If there truly is a lack of quality projects in the market, why are so many small and mid-sized funds still able to generate outsized returns? In reality, opportunities haven’t disappeared—they’ve simply become more niche and specialized. The core debate is this: Is the market unable to accommodate large pools of capital, or has the logic for managing large capital simply failed to adapt to today’s market structure?

After losing $278 million in the FTX debacle, Paradigm’s investment prowess has come under renewed market scrutiny. From this angle, the "asset shortage" looks more like a narrative reconstruction by top institutions facing the triple pressures of macro environment shifts, setbacks in investment capability, and LP expectations. Blaming fundraising and investment challenges on the "barrenness" of the external environment is far more persuasive than admitting internal strategic missteps. And moving into AI provides the perfect vehicle for this narrative shift.

Multi-Scenario Evolution Forecast

Paradigm’s latest strategic move could lead the industry down three different evolutionary paths:

Scenario 1: Successful convergence, ushering in a new cycle.

If the fusion of AI and crypto produces a killer application, Paradigm’s early investments in projects like Nous Research and Tempo will put it at the center of the new ecosystem. This would not only deliver massive financial returns but also spark a wave of "crypto-plus" strategies across the VC industry, channeling significant capital into interdisciplinary sectors and injecting fresh narrative energy into the market.

Scenario 2: Strategic misfire, marginalized by native innovation.

If the integration of AI and crypto progresses slowly, or if Paradigm fails to build the same expertise in cross-domain investments as it did in crypto-native fields, it could find itself pleasing neither side. On one hand, traditional AI investment is highly competitive, where Paradigm has no clear advantage. On the other, reduced focus on crypto-native sectors could cause it to miss the next wave of pure on-chain innovation, ultimately being replaced by more specialized up-and-coming funds.

Scenario 3: Intensified headwinds, market stratification solidifies.

Regardless of whether Paradigm’s diversification succeeds, its massive capital base and brand influence will further attract LP money to a handful of top-tier firms. This will polarize capital supply in the primary market: leading funds will have the resources to "experiment across sectors," while many small and mid-sized funds will be forced to "compete internally" within narrower tracks. The thinking: This capital stratification will spill over into the secondary market, accelerating token performance divergence, with only a few projects backed by top-tier firms and equipped with "cross-sector narratives" enjoying liquidity premiums.

Conclusion

The direction of Paradigm’s new $1.5 billion fund acts as a prism, refracting the subtle moment the crypto industry now faces. Rather than calling it an "asset shortage," it’s more accurate to say it marks the end of an old era of easy gains. As DeFi’s Lego blocks are endlessly stacked and Layer 2s outnumber users, the market is indeed hungry for new stories to absorb massive capital and fulfill industry ambitions.

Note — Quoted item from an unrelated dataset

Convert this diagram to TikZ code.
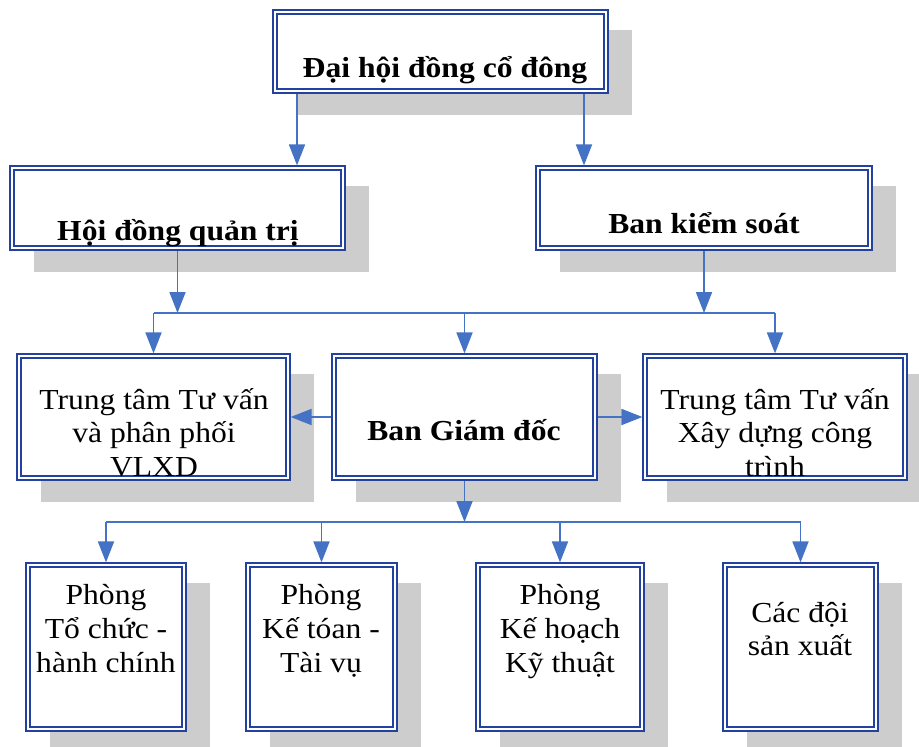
\documentclass[tikz,border=0pt]{standalone}
\usepackage{fontspec}
\setmainfont{Liberation Serif}[FakeStretch=1.09]
\usetikzlibrary{arrows.meta,fit}
\definecolor{boxblue}{RGB}{35,65,160}
\definecolor{arrblue}{RGB}{68,114,196}
\definecolor{shadegray}{RGB}{205,205,205}
\tikzset{
  outerbox/.style={draw=boxblue, line width=1.2pt, fill=white, inner sep=0pt},
  innerline/.style={draw=boxblue, line width=2pt},
  conn/.style={draw=arrblue, line width=1.8pt},
  arr/.style={conn, -{Triangle[length=21pt,width=16pt]}},
  txt/.style={anchor=base, inner sep=0pt, font=\fontsize{29}{34}\selectfont},
  btxt/.style={txt, font=\fontsize{29}{34}\selectfont\bfseries},
}
\newcommand{\orgbox}[5]{%
  \coordinate (#1-nw) at (#2,#3);
  \coordinate (#1-se) at (#4,#5);
  \fill[shadegray] ([shift={(24,20)}]#1-nw) rectangle ([shift={(24,22)}]#1-se);
  \node[outerbox, fit=(#1-nw)(#1-se)] (#1) {};
  \draw[innerline] ([shift={(4.5,4.5)}]#1.north west) rectangle ([shift={(-4.5,-4.5)}]#1.south east);
}
\begin{document}
\begin{tikzpicture}[x=1pt,y=-1pt]
\useasboundingbox[fill=white] (0,0) rectangle (919,747);
% boxes
\orgbox{top}{273}{10}{608}{93}
\orgbox{hq}{10}{166}{345}{250}
\orgbox{bks}{536}{166}{872}{250}
\orgbox{tvl}{17}{354}{290}{480}
\orgbox{bgd}{332}{354}{597}{480}
\orgbox{tvr}{643}{354}{907}{480}
\orgbox{p1}{26}{563}{186}{731}
\orgbox{p2}{246}{563}{397}{731}
\orgbox{p3}{476}{563}{644}{731}
\orgbox{p4}{723}{563}{878}{731}
% texts
\node[btxt] (ttop) at (445,77) {Đại hội đồng cổ đông};
\node[btxt] (thq) at (178,240) {Hội đồng quản trị};
\node[btxt] (tbks) at (704,233) {Ban kiểm soát};
\node[btxt] (tbgd) at (464,440) {Ban Giám đốc};
\node[txt] (tvl1) at (154,409) {Trung tâm Tư vấn};
\node[txt] (tvl2) at (154,442) {và phân phối};
\node[txt] (tvl3) at (154,476) {VLXD};
\node[txt] (tvr1) at (775,409) {Trung tâm Tư vấn};
\node[txt] (tvr2) at (775,442) {Xây dựng công};
\node[txt] (tvr3) at (775,476) {trình};
\node[txt] (p1a) at (106,604) {Phòng};
\node[txt] (p1b) at (106,638) {Tổ chức -};
\node[txt] (p1c) at (106,672) {hành chính};
\node[txt] (p2a) at (321,604) {Phòng};
\node[txt] (p2b) at (321,638) {Kế tóan -};
\node[txt] (p2c) at (321,672) {Tài vụ};
\node[txt] (p3a) at (560,604) {Phòng};
\node[txt] (p3b) at (560,638) {Kế hoạch};
\node[txt] (p3c) at (560,672) {Kỹ thuật};
\node[txt] (p4a) at (800,622) {Các đội};
\node[txt] (p4b) at (800,655) {sản xuất};
% connector coordinates
\coordinate (xa) at (297,0);
\coordinate (xb) at (584,0);
\coordinate (busA) at (0,313);
\coordinate (busB) at (0,522);
% connectors
\draw[arr] (xa |- top.south) -- (xa |- hq.north);
\draw[arr] (xb |- top.south) -- (xb |- bks.north);
\draw[arr] (hq.south) -- (hq.south |- busA);
\draw[arr] (bks.south) -- (bks.south |- busA);
\draw[conn] (tvl.north |- busA) -- (tvr.north |- busA);
\draw[arr] (tvl.north |- busA) -- (tvl.north);
\draw[arr] (bgd.north |- busA) -- (bgd.north);
\draw[arr] (tvr.north |- busA) -- (tvr.north);
\draw[arr] (bgd.west) -- (tvl.east);
\draw[arr] (bgd.east) -- (tvr.west);
\draw[arr] (bgd.south) -- (bgd.south |- busB);
\draw[conn] (p1.north |- busB) -- (p4.north |- busB);
\draw[arr] (p1.north |- busB) -- (p1.north);
\draw[arr] (p2.north |- busB) -- (p2.north);
\draw[arr] (p3.north |- busB) -- (p3.north);
\draw[arr] (p4.north |- busB) -- (p4.north);
\end{tikzpicture}
\end{document}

The fact is, Paradigm has chosen AI as its answer. But whether this is the only solution to crypto’s "asset shortage" remains to be seen. The takeaway: For the broader community, the real challenge may not be finding the next trillion-dollar sector, but rather, in this era of capital outflows and shifting narratives, proving once again the irreplaceable value of crypto technology itself. The thinking: When the tide truly turns, the only projects that will weather the "asset shortage" cycle are those that keep building and generating real returns, no matter how the external environment changes.